Africk and Tell are the founders of Inmoji, an adtech startup based in Boston and San Francisco, and they're among the entrepreneurs who are proving that emojis can be big business. The company has now raised a total of $9 million from local investors like PayPal vet David Chang and Boston Syndicates, as well as Workday alum Ravi Malireddy.

Inmoji provides a platform for making clickable emojis that are baked right into a number of messaging services, including Kik, Viber, ooVoo and Badoo, and dozens of big brands have used it, including Disney, Starbucks, Universal and Netflix. The platform is also available on Apple iMessage through a downloadable app.

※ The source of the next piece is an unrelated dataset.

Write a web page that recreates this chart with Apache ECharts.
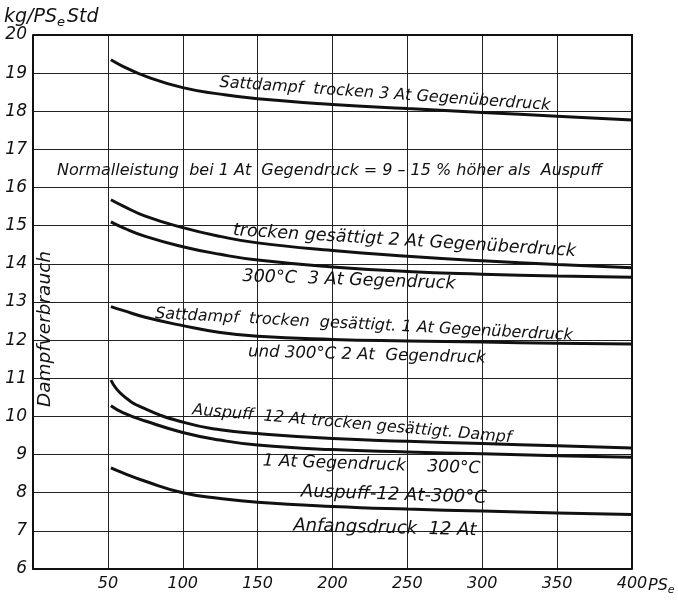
<!DOCTYPE html>
<html>
<head>
<meta charset="utf-8">
<script src="https://cdn.jsdelivr.net/npm/echarts@6/dist/echarts.min.js"></script>
<style>
  html, body { margin: 0; padding: 0; background: #fff; }
  #chart { width: 678px; height: 601px; }
</style>
</head>
<body>
<div id="chart"></div>
<script>
// Effective output (PS_e) at which each consumption curve is read
const loads = [52, 60, 75, 100, 125, 150, 200, 250, 300, 350, 400];

// Steam consumption, kg per PS_e-hour
const sattdampf3AtGegenueber = [19.35, 19.18, 18.92, 18.62, 18.45, 18.33, 18.18, 18.07, 17.97, 17.87, 17.77];
const trocken2AtGegenueber   = [15.68, 15.52, 15.25, 14.95, 14.72, 14.55, 14.35, 14.20, 14.08, 13.98, 13.90];
const heiss300C3AtGegen      = [15.10, 14.95, 14.72, 14.45, 14.25, 14.10, 13.92, 13.80, 13.73, 13.68, 13.65];
const sattdampf1AtGegenueber = [12.88, 12.78, 12.60, 12.38, 12.20, 12.10, 12.02, 11.98, 11.95, 11.92, 11.90];
const auspuff12AtSatt        = [10.95, 10.55, 10.20, 9.85, 9.65, 9.55, 9.42, 9.35, 9.29, 9.23, 9.17];
const gegen1At300C           = [10.28, 10.10, 9.88, 9.58, 9.38, 9.25, 9.13, 9.07, 9.02, 8.97, 8.93];
const auspuff12At300C        = [8.65, 8.52, 8.30, 8.00, 7.85, 7.75, 7.64, 7.57, 7.52, 7.47, 7.43];

const curves = [sattdampf3AtGegenueber, trocken2AtGegenueber, heiss300C3AtGegen,
  sattdampf1AtGegenueber, auspuff12AtSatt, gegen1At300C, auspuff12At300C];

// Axis ticks
const xTicks = [0, 50, 100, 150, 200, 250, 300, 350, 400];
const yTicks = [6, 7, 8, 9, 10, 11, 12, 13, 14, 15, 16, 17, 18, 19, 20];

// Curve captions: text and anchor (load, consumption)
const captionTexts = [
  'Sattdampf  trocken 3 At Gegenüberdruck',
  'Normalleistung  bei 1 At  Gegendruck = 9 – 15 % höher als  Auspuff',
  'trocken gesättigt 2 At Gegenüberdruck',
  '300°C  3 At Gegendruck',
  'Sattdampf  trocken  gesättigt. 1 At Gegenüberdruck',
  'und 300°C 2 At  Gegendruck',
  'Auspuff  12 At trocken gesättigt. Dampf',
  '1 At Gegendruck    300°C',
  'Auspuff-12 At-300°C',
  'Anfangsdruck  12 At'
];
const captionLoads = [235, 198, 248, 211, 221, 223, 213, 226, 241, 235];
const captionValues = [18.45, 16.43, 14.60, 13.57, 12.40, 11.61, 9.80, 8.73, 7.94, 7.07];

// Caption styling: tilt in degrees and font size
const captionTilt = [-4, 0, -3.5, -2, -3, -1.5, -5, -2, -2, -1.5];
const captionSize = [16, 16, 17.5, 17.5, 16, 16.5, 16, 17, 18, 18];

const FONT = 'DejaVu Sans';
const INK = '#111';

const chart = echarts.init(document.getElementById('chart'), null, { renderer: 'canvas' });

const series = curves.map(vals => ({
  type: 'line',
  data: loads.map((x, i) => [x, vals[i]]),
  smooth: 0.5,
  symbol: 'none',
  lineStyle: { color: INK, width: 3 },
  silent: true
}));

chart.setOption({
  animation: false,
  backgroundColor: '#fff',
  grid: { left: 33, right: 46, top: 35, bottom: 32, show: false },
  xAxis: {
    type: 'value',
    min: xTicks[0], max: xTicks[xTicks.length - 1], interval: 50,
    axisLine: { show: true, lineStyle: { color: INK, width: 2 } },
    axisTick: { show: false },
    splitLine: { show: true, lineStyle: { color: '#222', width: 1 } },
    axisLabel: {
      margin: 7,
      fontFamily: FONT, fontStyle: 'italic', fontSize: 16, color: INK,
      formatter: v => (v === 0 ? '' : String(v))
    }
  },
  yAxis: {
    type: 'value',
    min: yTicks[0], max: yTicks[yTicks.length - 1], interval: 1,
    axisLine: { show: true, lineStyle: { color: INK, width: 2 } },
    axisTick: { show: false },
    splitLine: { show: true, lineStyle: { color: '#222', width: 1 } },
    axisLabel: {
      margin: 6,
      fontFamily: FONT, fontStyle: 'italic', fontSize: 17, color: INK
    }
  },
  series: series
});

// Frame on the right and top of the plot
const p00 = chart.convertToPixel({ gridIndex: 0 }, [0, 6]);
const p11 = chart.convertToPixel({ gridIndex: 0 }, [400, 20]);

const graphics = [
  {
    type: 'polyline', silent: true,
    shape: { points: [[p00[0], p11[1]], [p11[0], p11[1]], [p11[0], p00[1]]] },
    style: { stroke: INK, lineWidth: 2, fill: null }
  },
  {
    type: 'text', silent: true,
    x: 4, y: 5,
    style: {
      text: '{a|kg/PS}{b|e}{a|Std}',
      rich: {
        a: { fontFamily: FONT, fontStyle: 'italic', fontSize: 19, fill: INK },
        b: { fontFamily: FONT, fontStyle: 'italic', fontSize: 13, fill: INK, padding: [11, 2, 0, 0] }
      }
    }
  },
  {
    type: 'text', silent: true,
    x: 45, y: 329, rotation: Math.PI / 2,
    style: {
      text: 'Dampfverbrauch',
      fontFamily: FONT, fontStyle: 'italic', fontSize: 18.5, fill: INK,
      align: 'center', verticalAlign: 'middle'
    }
  },
  {
    type: 'text', silent: true,
    x: p11[0] + 16, y: p00[1] + 7,
    style: {
      text: '{a|PS}{b|e}',
      rich: {
        a: { fontFamily: FONT, fontStyle: 'italic', fontSize: 16, fill: INK },
        b: { fontFamily: FONT, fontStyle: 'italic', fontSize: 11, fill: INK, padding: [9, 0, 0, 0] }
      }
    }
  }
];

captionTexts.forEach((t, i) => {
  const p = chart.convertToPixel({ gridIndex: 0 }, [captionLoads[i], captionValues[i]]);
  graphics.push({
    type: 'text', silent: true,
    x: p[0], y: p[1],
    rotation: captionTilt[i] * Math.PI / 180,
    style: {
      text: t,
      fontFamily: FONT, fontStyle: 'italic', fontSize: captionSize[i], fill: INK,
      align: 'center', verticalAlign: 'middle'
    }
  });
});

chart.setOption({ graphic: graphics });
</script>
</body>
</html>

The results so far have been impressive. In 2016, the company's clickable emojis had more than 8 billion impressions and 47 million clicks, and Africk told me that Inmoji's click-through rate has been over 100 percent. That means for every time an emoji is sent, it's been clicked on at least once. Links can lead to a variety of destinations, ranging from videos and movie showtimes to store locations and anything else that can be distilled into a hyperlink.

Inmoji's campaign for Disney's "Finding Dory," for instance, received 18 million impressions, 1 million clicks and 1 million shares within a month. Africk said that in some cases customers are spending their entire budgets in a matter of days for campaigns that were originally meant to last a month.

"We’re letting the results do the talking. They’re fucking great."

"We’re letting the results do the talking. They’re fucking great," Africk, the company's CEO, said. "People are clicking like mad on these things."

To Africk, the popularity of emojis, combined with the personable nature of messaging, is what has made Inmoji a compelling contender in the ad engagement space. Instead of appearing in Facebook newsfeeds or pop-up windows, Inmoji uses emojis as a "Trojan horse" to get ads into a user's messaging stream, Africk said.

When Africk and Tell, the company's COO, first started Inmoji, Africk said convincing brands to try out a new ad platform was a hard sell at first, though it did help that both of them already had a number of contacts in the entertainment industry. They've also both been in the startup game for a while now — the first venture they founded together was Xlr8 Mobile, a mobile content provider that was founded before the proliferation of smartphones.

If there's anything else that Africk has brought over from his music career, he said it's his ability to get in front of an audience and sell himself. "When you stand in front of a thousand people and sing, you feel comfortable telling investors why your app is worth it," he said.